When the Civil War broke out, Matthews served in the 23rd Ohio Volunteer Infantry with Hayes and later commanded a brigade in the Army of the Ohio.

Matthews was in private practice when the 1876 election deadlocked over 20 disputed electoral votes. Hayes called on Matthews to argue his claim before a special commission that would award the votes. Matthews was successful, and when Democrats cried foul and filibustered the commission’s ruling, Matthews met with Democratic dealmakers in a Washington, D.C., hotel to hammer out a compromise. Matthews and the Democrats agreed that Hayes would become president and then withdraw federal military enforcement of civil rights laws from Southern states. Matthews was rewarded a few months later with an appointment to be U.S. senator from Ohio.

Hayes nominated Matthews to the Supreme Court on Jan. 26, 1881, but Southern senators refused to act on the nomination — in part because of Matthews’ role in the deal to make Hayes president. The next president nominated Matthews again, and this time the Senate confirmed him 24-23 — the narrowest confirmation for a successful U.S. Supreme Court nominee in history.

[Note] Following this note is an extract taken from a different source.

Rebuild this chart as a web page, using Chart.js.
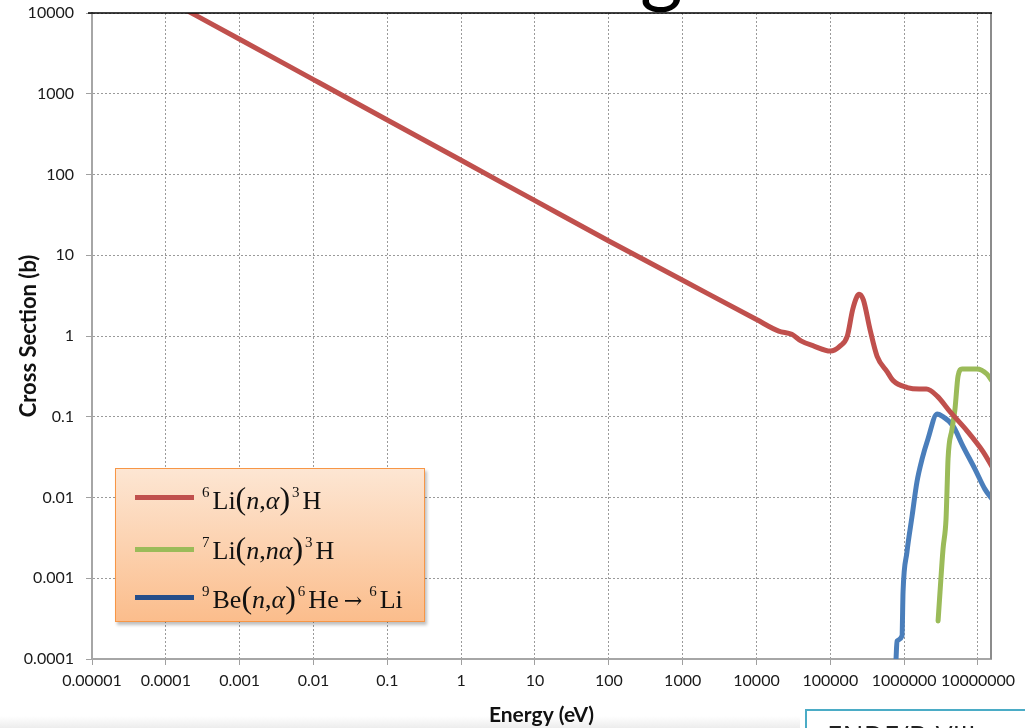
<!DOCTYPE html>
<html>
<head>
<meta charset="utf-8">
<script src="https://cdn.jsdelivr.net/npm/chart.js@4.4.1/dist/chart.umd.min.js"></script>
<style>
    html, body {
        margin: 0;
        padding: 0;
        background: #ffffff;
        overflow: hidden;
    }
    #wrap {
        position: relative;
        width: 1025px;
        height: 728px;
        overflow: hidden;
    }
    #chart-box {
        position: absolute;
        left: 0;
        top: 0;
        width: 1025px;
        height: 728px;
    }
    #title-tail {
        position: absolute;
        left: 640px;
        top: -78px;
        font-family: Lato, sans-serif;
        font-size: 82px;
        line-height: 86px;
        color: #000;
    }
    #legend {
        position: absolute;
        left: 115px;
        top: 468px;
        width: 308px;
        height: 152px;
        border: 1.5px solid #f79646;
        background: linear-gradient(to bottom, #fde6d3 0%, #fcd2b0 50%, #fbbd8c 100%);
        box-shadow: 2px 3px 3px rgba(0, 0, 0, 0.25);
        font-family: "Liberation Serif", "Times New Roman", serif;
        font-size: 26px;
        color: #111;
    }
    .row {
        position: absolute;
        left: 0;
        height: 40px;
        line-height: 40px;
        white-space: nowrap;
    }
    .sw {
        position: absolute;
        left: 19px;
        width: 59px;
        height: 5px;
    }
    .lab {
        position: absolute;
        left: 84px;
        top: -5px;
    }
    .lab sup {
        font-size: 15px;
        vertical-align: 12px;
        margin-right: 3px;
        margin-left: 2px;
    }
    .par {
        font-size: 32px;
    }
    .arrow {
        font-family: "DejaVu Serif", serif;
        font-size: 22px;
        margin: 0 5px;
    }
    #endf {
        position: absolute;
        left: 805px;
        top: 709px;
        width: 320px;
        height: 60px;
        border: 2px solid #4bacc6;
        font-family: "Open Sans", sans-serif;
        font-size: 28px;
        line-height: 28px;
        color: #222;
        padding-left: 20px;
        padding-top: 10px;
        box-sizing: border-box;
    }
    #shade {
        position: absolute;
        left: 0;
        top: 716px;
        width: 800px;
        height: 12px;
        background: linear-gradient(to bottom, rgba(240,240,240,0) 0%, rgba(232,232,232,0.8) 100%);
    }
</style>
</head>
<body>
<div id="wrap">
    <div id="shade"></div>
    <div id="chart-box"><canvas id="chart"></canvas></div>
    <div id="title-tail">g</div>
    <div id="legend">
        <div class="row" style="top: 8px;">
            <span class="sw" style="background: #c0504d; top: 18px;"></span>
            <span class="lab"><sup>6</sup>Li<span class="par">(</span><i>n</i>,<i>α</i><span class="par">)</span><sup>3</sup>H</span>
        </div>
        <div class="row" style="top: 58px;">
            <span class="sw" style="background: #9bbb59; top: 20px;"></span>
            <span class="lab"><sup>7</sup>Li<span class="par">(</span><i>n</i>,<i>nα</i><span class="par">)</span><sup>3</sup>H</span>
        </div>
        <div class="row" style="top: 107px;">
            <span class="sw" style="background: #254e8a; top: 19px;"></span>
            <span class="lab"><sup>9</sup>Be<span class="par">(</span><i>n</i>,<i>α</i><span class="par">)</span><sup>6</sup>He<span class="arrow">→</span><sup>6</sup>Li</span>
        </div>
    </div>
    <div id="endf">ENDF/B-VIII</div>
</div>
<script>
// 6Li(n,a)3H
const redEnergy = [1e-5, 1e-4, 1e-3, 1e-2, 0.1, 1, 10, 100, 1000, 1e4, 2e4, 3e4, 4e4, 6e4, 1e5, 1.35e5, 1.7e5, 2.0e5, 2.3e5, 2.45e5, 2.8e5, 3.45e5, 4.3e5, 5.9e5, 7.1e5, 1.1e6, 1.6e6, 2.0e6, 2.8e6, 4.2e6, 7.1e6, 1.17e7, 1.55e7];
const redSigma = [47000, 14900, 4730, 1495, 473, 150, 47.4, 15, 4.9, 1.6, 1.15, 1.05, 0.87, 0.75, 0.65, 0.75, 1.0, 2.1, 3.1, 3.3, 2.8, 1.2, 0.56, 0.36, 0.28, 0.23, 0.22, 0.22, 0.18, 0.115, 0.067, 0.037, 0.024];

// 7Li(n,na)3H
const greenEnergy = [2.88e6, 3.06e6, 3.36e6, 3.69e6, 3.8e6, 3.93e6, 4.45e6, 4.88e6, 5.37e6, 6.08e6, 9.7e6, 1.32e7, 1.55e7];
const greenSigma = [2.96e-4, 6.8e-4, 2.3e-3, 5.4e-3, 0.0117, 0.030, 0.0705, 0.125, 0.32, 0.39, 0.39, 0.338, 0.277];

// 9Be(n,a)6He -> 6Li
const blueEnergy = [7.76e5, 8.0e5, 9.35e5, 9.66e5, 1.09e6, 1.28e6, 1.49e6, 1.75e6, 2.1e6, 2.79e6, 3.26e6, 4.59e6, 6.27e6, 9.1e6, 1.24e7, 1.55e7];
const blueSigma = [1.0e-4, 1.67e-4, 1.93e-4, 6.8e-4, 2.1e-3, 5.9e-3, 0.0156, 0.030, 0.053, 0.108, 0.102, 0.077, 0.043, 0.0225, 0.0127, 0.0096];

const xTickLabels = ["0.00001", "0.0001", "0.001", "0.01", "0.1", "1", "10", "100", "1000", "10000", "100000", "1000000", "10000000"];
const yTickLabels = ["0.0001", "0.001", "0.01", "0.1", "1", "10", "100", "1000", "10000"];

const xTicks = xTickLabels.map(Number);
const yTicks = yTickLabels.map(Number);

const toPoints = (xs, ys) => xs.map((x, i) => ({ x: x, y: ys[i] }));

const tickFont = { family: "Lato, 'Open Sans', sans-serif", size: 16 };
const gridColor = "rgba(120, 120, 120, 0.75)";

// right frame and black top edge of the plot area
const frame = {
    id: "frame",
    afterDraw(chart) {
        const { ctx, chartArea } = chart;
        ctx.save();
        ctx.strokeStyle = "#8c8c8c";
        ctx.lineWidth = 2;
        ctx.beginPath();
        ctx.moveTo(chartArea.right, chartArea.top);
        ctx.lineTo(chartArea.right, chartArea.bottom);
        ctx.stroke();
        ctx.strokeStyle = "#000000";
        ctx.lineWidth = 1.5;
        ctx.beginPath();
        ctx.moveTo(chartArea.left - 4, chartArea.top);
        ctx.lineTo(chartArea.right + 1, chartArea.top);
        ctx.stroke();
        ctx.restore();
    },
};

const makeSet = (label, xs, ys, color) => ({
    label: label,
    data: toPoints(xs, ys),
    borderColor: color,
    backgroundColor: color,
    borderWidth: 5,
    pointRadius: 0,
    showLine: true,
    cubicInterpolationMode: "monotone",
    borderJoinStyle: "round",
    borderCapStyle: "round",
});

new Chart(document.getElementById("chart"), {
    type: "scatter",
    data: {
        datasets: [
            makeSet("6Li(n,a)3H", redEnergy, redSigma, "#c0504d"),
            makeSet("7Li(n,na)3H", greenEnergy, greenSigma, "#9bbb59"),
            makeSet("9Be(n,a)6He", blueEnergy, blueSigma, "#4a7ebb"),
        ],
    },
    options: {
        responsive: true,
        maintainAspectRatio: false,
        animation: false,
        layout: {
            padding: { left: 0, top: 13, right: 34, bottom: 0 },
        },
        plugins: {
            legend: { display: false },
            tooltip: { enabled: false },
        },
        scales: {
            x: {
                type: "logarithmic",
                min: 1e-5,
                max: 1.5e7,
                afterBuildTicks: (scale) => {
                    scale.ticks = xTicks.map((v) => ({ value: v }));
                },
                afterFit: (scale) => {
                    scale.height = 69;
                },
                ticks: {
                    color: "#1a1a1a",
                    font: tickFont,
                    padding: 6,
                    maxRotation: 0,
                    autoSkip: false,
                    callback: (value, index) => xTickLabels[index],
                },
                grid: {
                    color: gridColor,
                    lineWidth: 1,
                    tickLength: 6,
                    tickColor: "#a0a0a0",
                },
                border: {
                    display: true,
                    color: "#a6a6a6",
                    width: 2,
                    dash: [2, 2],
                },
                title: {
                    display: true,
                    text: "Energy (eV)",
                    color: "#111",
                    font: { family: "Lato, 'Open Sans', sans-serif", size: 21, weight: "bold" },
                    padding: { top: 0, bottom: 0 },
                },
            },
            y: {
                type: "logarithmic",
                min: 1e-4,
                max: 1e4,
                afterBuildTicks: (scale) => {
                    scale.ticks = yTicks.map((v) => ({ value: v }));
                },
                afterFit: (scale) => {
                    scale.width = 92;
                    scale.paddingTop = 0;
                    scale.paddingBottom = 0;
                },
                ticks: {
                    color: "#1a1a1a",
                    font: tickFont,
                    padding: 12,
                    autoSkip: false,
                    callback: (value, index) => yTickLabels[index],
                },
                grid: {
                    color: gridColor,
                    lineWidth: 1,
                    tickLength: 6,
                    tickColor: "#a0a0a0",
                },
                border: {
                    display: true,
                    color: "#a6a6a6",
                    width: 2,
                    dash: [2, 2],
                },
                title: {
                    display: true,
                    text: "Cross Section (b)",
                    color: "#111",
                    font: { family: "Lato, 'Open Sans', sans-serif", size: 22, weight: "bold" },
                    padding: { top: 16, bottom: 0 },
                },
            },
        },
    },
    plugins: [frame],
});
</script>
</body>
</html>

On the court he was a consistent voice for civil rights. In 1886 he wrote the unanimous opinion in Yick Wo v. Hopkins, a case about a San Francisco ordinance used to target Chinese immigrants operating laundries. The court ruled that the prejudicial administration of a law that is race-neutral in its language can still be found to violate the equal protection clause in the 14th Amendment. It was an expansive reading of the amendment that would, after Matthews’ death in 1889, be overcome by the court’s infamous 1896 Plessy v. Ferguson decision allowing local laws to discriminate against people of color. 

Matthews is memorialized at Kenyon in a bas-relief by American sculptor Augustus Saint-Gaudens that is displayed in the Norton Room of Ransom Hall.